EARL/COUNT/COUNTESS, Your/His/Her Lordship/Ladyship; also Lord/Lady (fill in the demesne); Sp., conde/condesa; Fr., comte/comtesse; G., graf/grafin; It., conte/contessa. The British did not have counts, a Carlovingian term, but rather earls, from the same source as the Scandinavian jarl.
VISCOUNT/VISCOUNTESS, Your/His/Her Lordship/Ladyship; Sp., none found; Fr., vicomte/vicomtesse; G., none found; It. visconte/viscontessa.
BARON/BARONESS, Your/His/Her Lordship/Ladyship; Sp., baron/baronesa; Fr., baron/baronne; G., baron/baronin; It., barone/baronessa. Only in England since 1066. Referred to as "right honorable lord" when very formal, when his wife is "right honorable," as when the usher at the ball pounds his staff and announces, "the right honorable lord, Willifred Fitzwalter, Baron Heathmore." The wife is called "madame" or "your ladyship."
BARONET/LADY, Sir N, Lady N; Sp., baronet; Fr., baronnet; G., Freiherr; It., baronetto. Baronetcies are hereditary knighthoods, as it were. The holder will be Sir Geoffrey Dansliegh, but his wife will be Lady Dansliegh. Baronets were invented by James I of Great Britain in 1611, whose treasury charged each baronet somewhat over a thousand pounds for the privilege.
SIEUR, a French inheritable title for a seigneury; he would be called the sieur de (place name).
SIR/DAME, are non-hereditary titles of knighthood. Their spouses are ordinary Mr. and Mrs, their children Mr. and Miss. (or Ms.) The German is ritter, the Italian cavaliere, the Spanish cabellero. A banneret, or knight banneret, had the privilege of leading his troops to battle under a banner (rectangular flag) rather than a mere pennon (long triangular flag) like an ordinary knight. If they were created out of a ordinary knight on the battlefield, they ranked just below the Knights of the Garter, but if for other reasons they stood between ordinary knights and the baronets. The last banneret was created in 1642 at the Battle of Edgehill.
An Emperor or Empress rules an empire. By definition, an empire subsumes kingdoms and includes vassal kings.

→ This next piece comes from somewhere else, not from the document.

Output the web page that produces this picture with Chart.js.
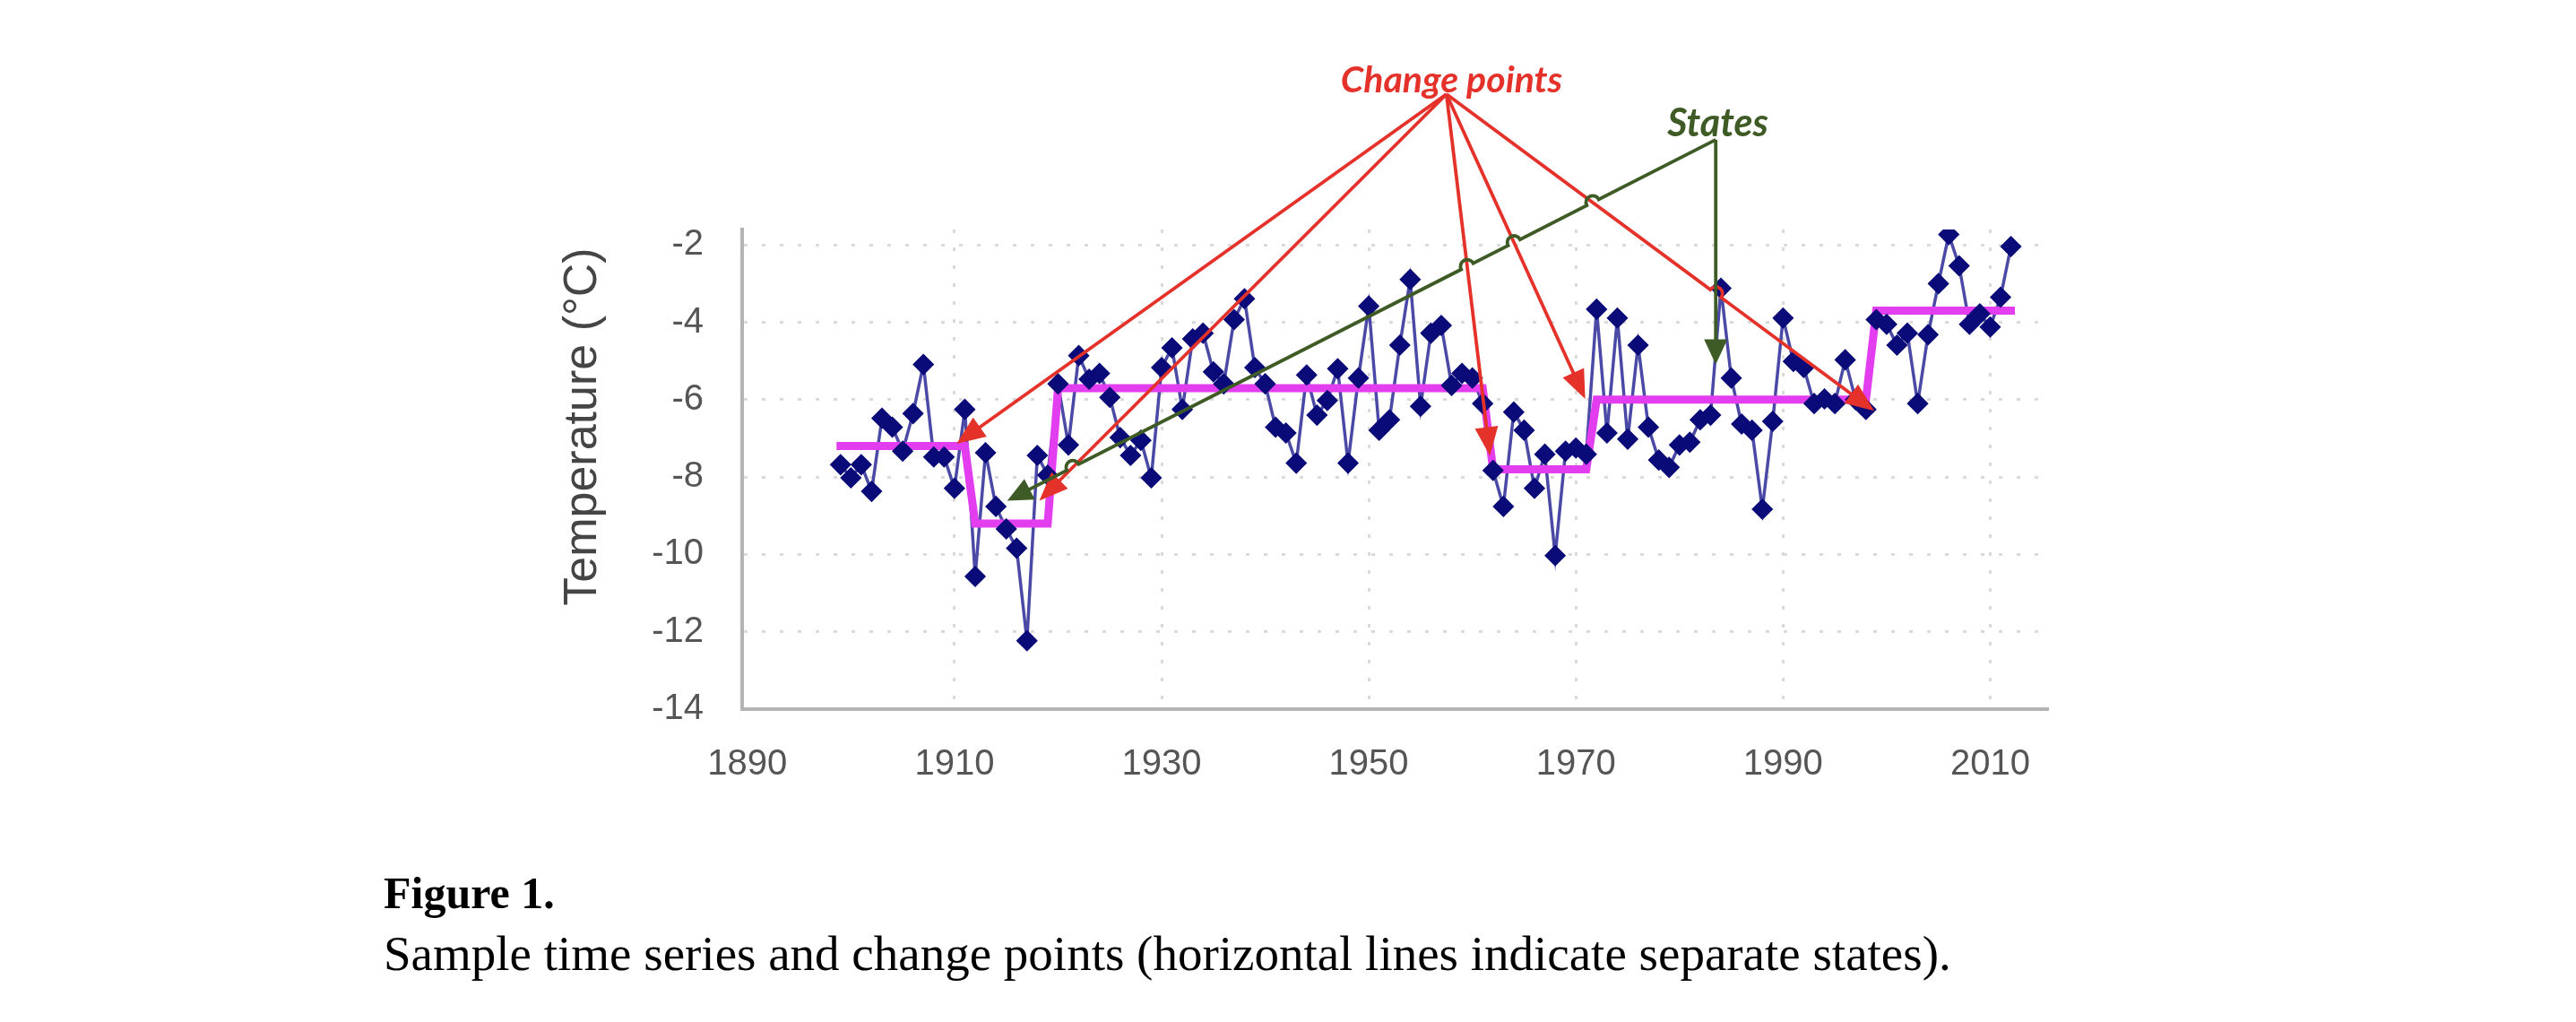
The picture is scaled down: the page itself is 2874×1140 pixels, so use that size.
<!DOCTYPE html>
<html>
<head>
<meta charset="utf-8">
<script src="https://cdn.jsdelivr.net/npm/chart.js@4.4.1/dist/chart.umd.min.js"></script>
<style>
html,body{margin:0;padding:0;background:#fff;}
#wrap{position:relative;width:2874px;height:1140px;overflow:hidden;background:#fff;}
#c{position:absolute;left:0;top:0;}
.cap{position:absolute;left:428px;font-family:'Liberation Serif','Times New Roman',serif;color:#000;line-height:1;white-space:nowrap;}
#fig{top:971px;font-size:50px;font-weight:bold;}
#desc{top:1036px;font-size:55px;}
</style>
</head>
<body>
<div id="wrap">
<canvas id="c" width="2874" height="1140"></canvas>
<div class="cap" id="fig">Figure 1.</div>
<div class="cap" id="desc">Sample time series and change points (horizontal lines indicate separate states).</div>
</div>
<script>
// ---- data ----
const years = [1899,1900,1901,1902,1903,1904,1905,1906,1907,1908,1909,
1910,1911,1912,1913,1914,1915,1916,1917,1918,1919,
1920,1921,1922,1923,1924,1925,1926,1927,1928,1929,
1930,1931,1932,1933,1934,1935,1936,1937,1938,1939,
1940,1941,1942,1943,1944,1945,1946,1947,1948,1949,
1950,1951,1952,1953,1954,1955,1956,1957,1958,1959,
1960,1961,1962,1963,1964,1965,1966,1967,1968,1969,
1970,1971,1972,1973,1974,1975,1976,1977,1978,1979,
1980,1981,1982,1983,1984,1985,1986,1987,1988,1989,
1990,1991,1992,1993,1994,1995,1996,1997,1998,1999,
2000,2001,2002,2003,2004,2005,2006,2007,2008,2009,
2010,2011,2012];
const temps = [-7.68,-8.02,-7.68,-8.37,-6.48,-6.71,-7.33,-6.36,-5.09,-7.48,-7.48,
-8.29,-6.25,-10.57,-7.37,-8.76,-9.34,-9.84,-12.23,-7.44,-7.95,
-5.59,-7.17,-4.86,-5.47,-5.32,-5.94,-6.98,-7.44,-7.05,-8.02,
-5.17,-4.66,-6.25,-4.43,-4.28,-5.28,-5.59,-3.93,-3.39,-5.17,
-5.59,-6.71,-6.86,-7.64,-5.36,-6.40,-6.02,-5.20,-7.64,-5.44,
-3.58,-6.79,-6.52,-4.59,-2.89,-6.17,-4.28,-4.08,-5.63,-5.32,
-5.44,-6.10,-7.83,-8.76,-6.32,-6.79,-8.29,-7.41,-10.03,-7.33,
-7.25,-7.41,-3.66,-6.86,-3.89,-7.02,-4.59,-6.71,-7.56,-7.75,
-7.17,-7.10,-6.52,-6.40,-3.12,-5.44,-6.63,-6.79,-8.83,-6.56,
-3.89,-5.01,-5.17,-6.10,-5.98,-6.10,-4.97,-6.00,-6.25,-3.93,
-4.05,-4.59,-4.28,-6.10,-4.32,-3.00,-1.73,-2.54,-4.05,-3.78,
-4.12,-3.35,-2.04];
const stateStartYears = [1899, 1912, 1920, 1962, 1972, 1999];
const stateEndYears   = [1911, 1919, 1961, 1971, 1998, 2012];
const stateMeans      = [-7.2, -9.2, -5.7, -7.8, -6.0, -3.7];
const xTickYears = [1890, 1910, 1930, 1950, 1970, 1990, 2010];
const yTickValues = [-14, -12, -10, -8, -6, -4, -2];
// annotation targets (data units)
const changePointTipYears = [1910.2, 1918.2, 1961.7, 1970.9, 1998.8];
const changePointTipTemps = [-7.14, -8.61, -7.45, -5.98, -6.29];
const stateTipYears = [1983.5, 1915.1];
const stateTipTemps = [-5.09, -8.61];

// ---- annotation anchors / styles ----
const changeOrigin = {year: 1957.5, temp: 1.9};
const changeLabel = {year: 1958.0, temp: 1.95, text: 'Change points'};
const stateOrigin = {year: 1983.5, temp: 0.72};
const stateLabel = {year: 1983.7, temp: 0.82, text: 'States'};
const RED = '#E4322B', GREEN = '#3E5A25';

const seriesPts = years.map((yr, i) => ({x: yr, y: temps[i]}));
const statePts = [];
stateStartYears.forEach((s, i) => {
  statePts.push({x: s, y: stateMeans[i]});
  statePts.push({x: stateEndYears[i], y: stateMeans[i]});
});

function crossT(a, b, c, d) {
  const rx = b.x - a.x, ry = b.y - a.y, sx = d.x - c.x, sy = d.y - c.y;
  const den = rx * sy - ry * sx;
  if (Math.abs(den) < 1e-9) return null;
  const t = ((c.x - a.x) * sy - (c.y - a.y) * sx) / den;
  const u = ((c.x - a.x) * ry - (c.y - a.y) * rx) / den;
  return (t > 0.02 && t < 0.95 && u > 0 && u < 1) ? t : null;
}
function hops(a, b, segs) {
  const out = [];
  segs.forEach(([c, d]) => { const t = crossT(a, b, c, d); if (t !== null) out.push(t); });
  return out.sort((p, q) => p - q);
}
function drawArrow(ctx, a, b, color, ts, L, W) {
  const dx = b.x - a.x, dy = b.y - a.y, len = Math.hypot(dx, dy);
  const ux = dx / len, uy = dy / len, th = Math.atan2(dy, dx);
  const r = 7.5, acw = !(Math.cos(th) > 0);
  ctx.save();
  ctx.strokeStyle = color; ctx.fillStyle = color; ctx.lineWidth = 3.8;
  ctx.beginPath();
  ctx.moveTo(a.x, a.y);
  ts.forEach(t => {
    const s = t * len;
    ctx.lineTo(a.x + ux * (s - r), a.y + uy * (s - r));
    ctx.arc(a.x + ux * s, a.y + uy * s, r, th + Math.PI, th, acw);
  });
  const e = len - L * 0.85;
  ctx.lineTo(a.x + ux * e, a.y + uy * e);
  ctx.stroke();
  const bx = b.x - ux * L, by = b.y - uy * L;
  ctx.beginPath();
  ctx.moveTo(b.x, b.y);
  ctx.lineTo(bx - uy * W, by + ux * W);
  ctx.lineTo(bx + uy * W, by - ux * W);
  ctx.closePath();
  ctx.fill();
  ctx.restore();
}

const annotPlugin = {
  id: 'annot',
  afterDraw(chart) {
    const {ctx, chartArea, scales: {x, y}} = chart;
    const P = (yr, t) => ({x: x.getPixelForValue(yr), y: y.getPixelForValue(t)});
    // y axis title
    ctx.save();
    ctx.translate(chartArea.left - 177, y.getPixelForValue(-6.7));
    ctx.rotate(-Math.PI / 2);
    ctx.font = '52px "Liberation Sans", Arial, sans-serif';
    ctx.fillStyle = '#454545';
    ctx.textAlign = 'center';
    ctx.textBaseline = 'middle';
    ctx.fillText('Temperature (\u00B0C)', 0, 0);
    ctx.restore();

    const rO = P(changeOrigin.year, changeOrigin.temp);
    const gO = P(stateOrigin.year, stateOrigin.temp);
    const redSegs = changePointTipYears.map((yr, i) => [rO, P(yr, changePointTipTemps[i])]);
    const greenSegs = stateTipYears.map((yr, i) => [gO, P(yr, stateTipTemps[i])]);
    redSegs.forEach(([a, b]) => drawArrow(ctx, a, b, RED, hops(a, b, [greenSegs[0]]), 32, 13));
    greenSegs.forEach(([a, b], i) => drawArrow(ctx, a, b, GREEN, i === 0 ? [] : hops(a, b, redSegs), 28, 13));

    ctx.save();
    ctx.font = 'italic bold 41px Lato, "Open Sans", sans-serif';
    ctx.textAlign = 'center';
    ctx.textBaseline = 'alphabetic';
    ctx.fillStyle = RED;
    const cl = P(changeLabel.year, changeLabel.temp);
    ctx.fillText(changeLabel.text, cl.x, cl.y);
    ctx.font = 'italic bold 43px Lato, "Open Sans", sans-serif';
    ctx.fillStyle = GREEN;
    const sl = P(stateLabel.year, stateLabel.temp);
    ctx.fillText(stateLabel.text, sl.x, sl.y);
    ctx.restore();
  }
};

const tickFont = {family: '"Liberation Sans", Arial, sans-serif', size: 40};
const gridDash = [4, 16];

new Chart(document.getElementById('c'), {
  type: 'line',
  data: {
    datasets: [
      {
        label: 'points',
        data: seriesPts,
        showLine: false,
        pointStyle: 'rectRot',
        pointRadius: 11,
        pointBackgroundColor: '#0A0A78',
        pointBorderColor: '#0A0A78',
        pointBorderWidth: 1.5
      },
      {
        label: 'states',
        data: statePts,
        borderColor: '#E33DF0',
        borderWidth: 9,
        borderCapStyle: 'square',
        borderJoinStyle: 'miter',
        pointRadius: 0,
        tension: 0,
        fill: false
      },
      {
        label: 'series',
        data: seriesPts,
        borderColor: '#4A4AA6',
        borderWidth: 3.5,
        pointRadius: 0,
        tension: 0,
        fill: false
      }
    ]
  },
  options: {
    responsive: false,
    animation: false,
    devicePixelRatio: 1,
    layout: {padding: {left: 628, right: 590, top: 256, bottom: 229}},
    plugins: {legend: {display: false}, tooltip: {enabled: false}},
    scales: {
      x: {
        type: 'linear',
        min: 1889.5,
        max: 2015.5,
        afterBuildTicks: s => { s.ticks = xTickYears.map(v => ({value: v})); },
        afterFit: s => { s.height = 120; },
        ticks: {font: tickFont, color: '#555', padding: 38, callback: v => String(v), maxRotation: 0, autoSkip: false},
        grid: {
          drawTicks: false,
          lineWidth: 3,
          color: c => (c.tick && c.tick.value === xTickYears[0]) ? 'rgba(0,0,0,0)' : '#DADADA'
        },
        border: {display: true, color: '#B4B4B4', width: 4, dash: gridDash}
      },
      y: {
        type: 'linear',
        min: -14,
        max: -1.6,
        afterBuildTicks: s => { s.ticks = yTickValues.map(v => ({value: v})); },
        afterFit: s => { s.width = 200; },
        ticks: {font: tickFont, color: '#555', padding: 43, callback: v => String(v), autoSkip: false},
        grid: {
          drawTicks: false,
          lineWidth: 3,
          color: c => (c.tick && c.tick.value === yTickValues[0]) ? 'rgba(0,0,0,0)' : '#DADADA'
        },
        border: {display: true, color: '#B4B4B4', width: 4, dash: gridDash}
      }
    }
  },
  plugins: [annotPlugin]
});
</script>
</body>
</html>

A King or Queen rules a kingdom. Small-Q queens are only consorts.
A prince or princess rules a principality.
A duke or duchess rules a dukedom.
A marquess or marchioness rules a marquisate. Originally the marquisate was a march, whence the term "marcher lords," the ones holding the border areas called marches.
A count or countess rules a county. An earl rules an earldom.
A baron rules a barony.
A sieur rules a seigneury.
Knights, if landed, hold manors. A manor can almost be defined as a feudal holding that, at least at one time, was sufficient to suppot one knight and his family.
The others were not feudal lords. Their titles were honours, but not rulership.
POPE, Your/His Holiness; It., Il Papa.
CARDINAL, Your/His Eminence
ARCHBISHOP, Your/His Grace
BISHOP, Bishop, Monsignor or Your Excellence; in England, My Lord
PRIEST, Father or Your Reverence
For the curious, this information is compiled from the Encyclopedia Americana and Emily Post.